*Work to be completed:* Everything from the first line of the data through the line with "width=0.75pt, line join=miter]" is to be echoed exactly, minus the pictures.

*Supplied material:*

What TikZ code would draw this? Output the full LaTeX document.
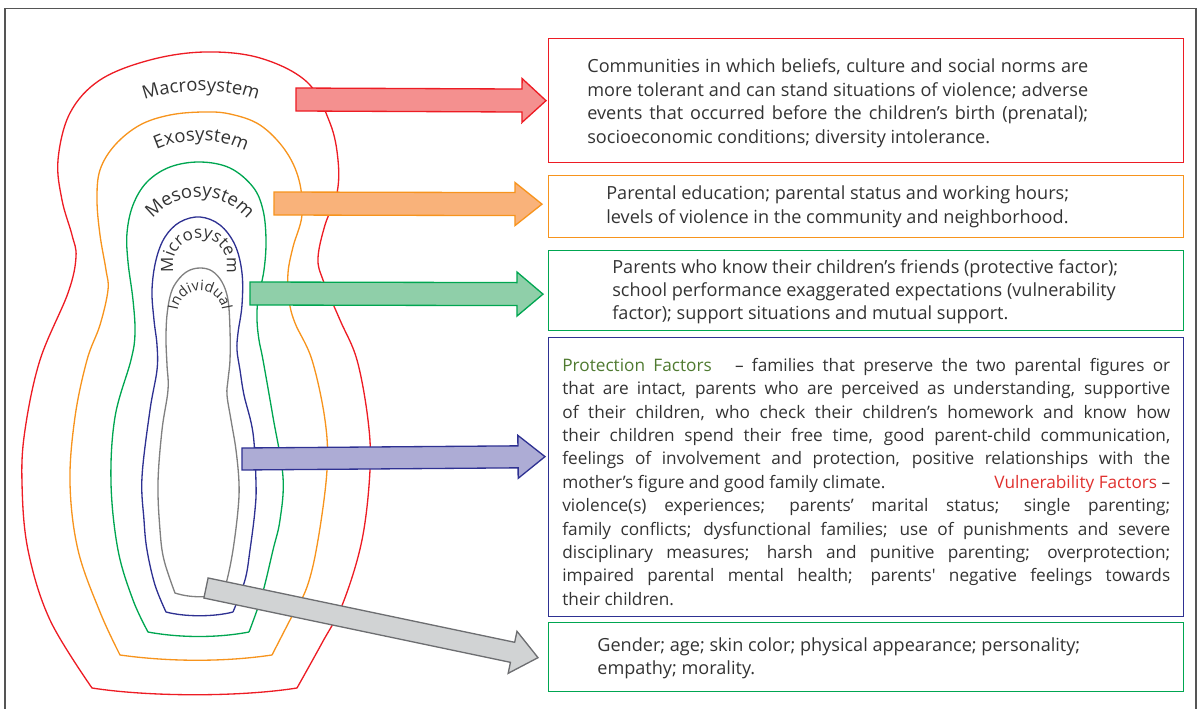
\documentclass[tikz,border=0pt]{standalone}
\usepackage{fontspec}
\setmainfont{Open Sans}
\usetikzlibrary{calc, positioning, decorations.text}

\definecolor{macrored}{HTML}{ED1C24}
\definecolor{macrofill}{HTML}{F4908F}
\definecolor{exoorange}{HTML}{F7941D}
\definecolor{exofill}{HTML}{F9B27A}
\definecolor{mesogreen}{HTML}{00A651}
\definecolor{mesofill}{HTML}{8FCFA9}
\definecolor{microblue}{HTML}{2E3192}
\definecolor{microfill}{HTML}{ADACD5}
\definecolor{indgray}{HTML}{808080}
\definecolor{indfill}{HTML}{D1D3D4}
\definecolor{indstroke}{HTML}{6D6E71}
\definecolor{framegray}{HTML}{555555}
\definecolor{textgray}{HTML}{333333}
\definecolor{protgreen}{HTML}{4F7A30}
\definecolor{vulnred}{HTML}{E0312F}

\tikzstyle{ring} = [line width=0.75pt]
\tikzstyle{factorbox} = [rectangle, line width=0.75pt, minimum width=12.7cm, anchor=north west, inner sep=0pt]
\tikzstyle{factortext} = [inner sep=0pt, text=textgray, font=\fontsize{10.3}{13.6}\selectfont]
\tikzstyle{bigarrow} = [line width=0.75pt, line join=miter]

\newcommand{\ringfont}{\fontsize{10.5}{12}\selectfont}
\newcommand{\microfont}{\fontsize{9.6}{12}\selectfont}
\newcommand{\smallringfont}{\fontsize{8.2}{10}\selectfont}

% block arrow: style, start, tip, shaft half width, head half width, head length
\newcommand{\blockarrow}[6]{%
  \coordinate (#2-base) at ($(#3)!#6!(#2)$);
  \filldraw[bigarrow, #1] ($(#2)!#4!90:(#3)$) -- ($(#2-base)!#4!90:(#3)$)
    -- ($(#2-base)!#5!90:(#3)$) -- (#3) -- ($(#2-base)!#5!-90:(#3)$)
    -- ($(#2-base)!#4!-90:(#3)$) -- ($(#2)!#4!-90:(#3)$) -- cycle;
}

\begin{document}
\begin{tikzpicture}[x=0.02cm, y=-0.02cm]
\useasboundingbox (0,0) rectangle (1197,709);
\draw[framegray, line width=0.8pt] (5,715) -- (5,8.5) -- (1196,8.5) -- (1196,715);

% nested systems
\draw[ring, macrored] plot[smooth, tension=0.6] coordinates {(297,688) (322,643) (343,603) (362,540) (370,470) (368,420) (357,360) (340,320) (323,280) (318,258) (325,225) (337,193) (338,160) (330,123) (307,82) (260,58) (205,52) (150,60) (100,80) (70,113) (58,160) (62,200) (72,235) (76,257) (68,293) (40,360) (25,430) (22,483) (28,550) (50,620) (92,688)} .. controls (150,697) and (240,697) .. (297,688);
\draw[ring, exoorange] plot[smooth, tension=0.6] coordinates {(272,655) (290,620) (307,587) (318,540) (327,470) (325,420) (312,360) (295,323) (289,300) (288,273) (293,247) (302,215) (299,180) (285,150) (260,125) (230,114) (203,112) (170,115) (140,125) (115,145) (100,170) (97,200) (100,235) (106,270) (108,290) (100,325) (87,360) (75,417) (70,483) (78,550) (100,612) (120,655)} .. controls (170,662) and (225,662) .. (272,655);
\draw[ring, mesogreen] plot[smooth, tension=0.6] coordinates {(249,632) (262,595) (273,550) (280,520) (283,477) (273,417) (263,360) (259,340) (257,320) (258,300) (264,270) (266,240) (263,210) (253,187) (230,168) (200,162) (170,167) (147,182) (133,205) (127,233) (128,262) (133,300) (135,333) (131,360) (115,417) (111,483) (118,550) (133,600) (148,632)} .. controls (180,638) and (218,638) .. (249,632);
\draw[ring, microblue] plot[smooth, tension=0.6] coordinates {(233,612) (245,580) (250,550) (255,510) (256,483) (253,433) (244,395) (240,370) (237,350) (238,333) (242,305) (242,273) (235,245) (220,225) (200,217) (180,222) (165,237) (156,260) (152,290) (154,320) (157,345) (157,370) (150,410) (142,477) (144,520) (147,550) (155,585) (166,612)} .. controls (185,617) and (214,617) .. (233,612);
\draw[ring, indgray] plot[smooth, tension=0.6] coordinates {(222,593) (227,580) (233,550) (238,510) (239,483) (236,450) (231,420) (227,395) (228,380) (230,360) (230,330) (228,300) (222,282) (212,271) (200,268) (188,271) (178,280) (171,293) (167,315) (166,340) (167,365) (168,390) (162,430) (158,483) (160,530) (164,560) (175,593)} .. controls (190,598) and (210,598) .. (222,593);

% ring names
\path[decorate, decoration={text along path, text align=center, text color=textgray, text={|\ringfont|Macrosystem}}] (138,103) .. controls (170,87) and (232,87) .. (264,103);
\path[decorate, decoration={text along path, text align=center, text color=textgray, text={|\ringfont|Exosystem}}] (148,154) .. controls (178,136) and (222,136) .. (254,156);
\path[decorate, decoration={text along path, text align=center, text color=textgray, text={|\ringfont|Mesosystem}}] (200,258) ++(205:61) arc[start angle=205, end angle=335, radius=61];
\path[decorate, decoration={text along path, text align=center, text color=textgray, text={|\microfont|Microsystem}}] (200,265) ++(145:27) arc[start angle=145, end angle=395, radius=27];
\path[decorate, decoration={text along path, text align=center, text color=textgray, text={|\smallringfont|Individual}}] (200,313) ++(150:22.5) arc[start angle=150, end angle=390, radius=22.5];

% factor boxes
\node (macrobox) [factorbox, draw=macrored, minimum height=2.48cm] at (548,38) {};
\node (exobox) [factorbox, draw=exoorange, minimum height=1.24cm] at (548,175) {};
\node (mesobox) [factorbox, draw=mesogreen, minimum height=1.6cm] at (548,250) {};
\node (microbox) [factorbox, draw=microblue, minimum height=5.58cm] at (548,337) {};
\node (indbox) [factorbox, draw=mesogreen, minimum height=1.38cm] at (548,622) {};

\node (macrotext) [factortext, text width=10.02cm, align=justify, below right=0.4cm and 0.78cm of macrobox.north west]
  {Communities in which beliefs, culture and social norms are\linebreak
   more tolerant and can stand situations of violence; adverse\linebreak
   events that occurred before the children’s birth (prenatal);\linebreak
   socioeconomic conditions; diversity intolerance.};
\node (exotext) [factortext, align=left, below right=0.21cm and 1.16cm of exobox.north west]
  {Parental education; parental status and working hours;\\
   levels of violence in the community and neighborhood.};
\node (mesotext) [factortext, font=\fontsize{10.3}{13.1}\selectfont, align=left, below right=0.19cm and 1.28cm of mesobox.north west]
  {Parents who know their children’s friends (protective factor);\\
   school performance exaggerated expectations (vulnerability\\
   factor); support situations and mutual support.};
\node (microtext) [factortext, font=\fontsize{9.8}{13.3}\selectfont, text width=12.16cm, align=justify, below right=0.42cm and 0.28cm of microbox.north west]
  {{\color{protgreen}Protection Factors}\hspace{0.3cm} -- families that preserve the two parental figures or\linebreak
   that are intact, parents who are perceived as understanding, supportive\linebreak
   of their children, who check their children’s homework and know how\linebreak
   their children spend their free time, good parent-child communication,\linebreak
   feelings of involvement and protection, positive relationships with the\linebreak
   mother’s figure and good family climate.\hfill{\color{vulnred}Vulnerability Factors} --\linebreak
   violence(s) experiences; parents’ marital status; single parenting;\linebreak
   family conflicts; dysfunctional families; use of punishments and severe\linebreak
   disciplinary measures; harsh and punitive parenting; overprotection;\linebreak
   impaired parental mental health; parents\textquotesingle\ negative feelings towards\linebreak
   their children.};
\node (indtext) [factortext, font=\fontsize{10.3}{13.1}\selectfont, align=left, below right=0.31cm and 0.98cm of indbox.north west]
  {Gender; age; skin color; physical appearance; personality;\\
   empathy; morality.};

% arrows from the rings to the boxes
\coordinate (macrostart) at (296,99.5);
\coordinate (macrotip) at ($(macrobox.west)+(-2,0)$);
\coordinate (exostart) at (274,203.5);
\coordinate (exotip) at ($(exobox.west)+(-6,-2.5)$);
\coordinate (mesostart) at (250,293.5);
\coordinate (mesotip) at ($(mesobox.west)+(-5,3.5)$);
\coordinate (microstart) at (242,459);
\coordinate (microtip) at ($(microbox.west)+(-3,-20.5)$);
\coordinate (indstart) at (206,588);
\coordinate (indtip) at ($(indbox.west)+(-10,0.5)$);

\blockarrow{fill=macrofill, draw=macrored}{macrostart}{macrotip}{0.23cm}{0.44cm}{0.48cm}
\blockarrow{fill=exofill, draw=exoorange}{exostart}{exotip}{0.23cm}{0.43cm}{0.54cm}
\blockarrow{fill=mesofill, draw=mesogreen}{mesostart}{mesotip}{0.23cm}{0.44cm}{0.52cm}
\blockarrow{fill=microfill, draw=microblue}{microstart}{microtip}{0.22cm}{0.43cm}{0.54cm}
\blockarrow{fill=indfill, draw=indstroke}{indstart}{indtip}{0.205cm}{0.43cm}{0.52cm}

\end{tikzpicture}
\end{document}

*Answer to this exercise:*
What TikZ code would draw this? Output the full LaTeX document.
\documentclass[tikz,border=0pt]{standalone}
\usepackage{fontspec}
\setmainfont{Open Sans}
\usetikzlibrary{calc, positioning, decorations.text}

\definecolor{macrored}{HTML}{ED1C24}
\definecolor{macrofill}{HTML}{F4908F}
\definecolor{exoorange}{HTML}{F7941D}
\definecolor{exofill}{HTML}{F9B27A}
\definecolor{mesogreen}{HTML}{00A651}
\definecolor{mesofill}{HTML}{8FCFA9}
\definecolor{microblue}{HTML}{2E3192}
\definecolor{microfill}{HTML}{ADACD5}
\definecolor{indgray}{HTML}{808080}
\definecolor{indfill}{HTML}{D1D3D4}
\definecolor{indstroke}{HTML}{6D6E71}
\definecolor{framegray}{HTML}{555555}
\definecolor{textgray}{HTML}{333333}
\definecolor{protgreen}{HTML}{4F7A30}
\definecolor{vulnred}{HTML}{E0312F}

\tikzstyle{ring} = [line width=0.75pt]
\tikzstyle{factorbox} = [rectangle, line width=0.75pt, minimum width=12.7cm, anchor=north west, inner sep=0pt]
\tikzstyle{factortext} = [inner sep=0pt, text=textgray, font=\fontsize{10.3}{13.6}\selectfont]
\tikzstyle{bigarrow} = [line width=0.75pt, line join=miter]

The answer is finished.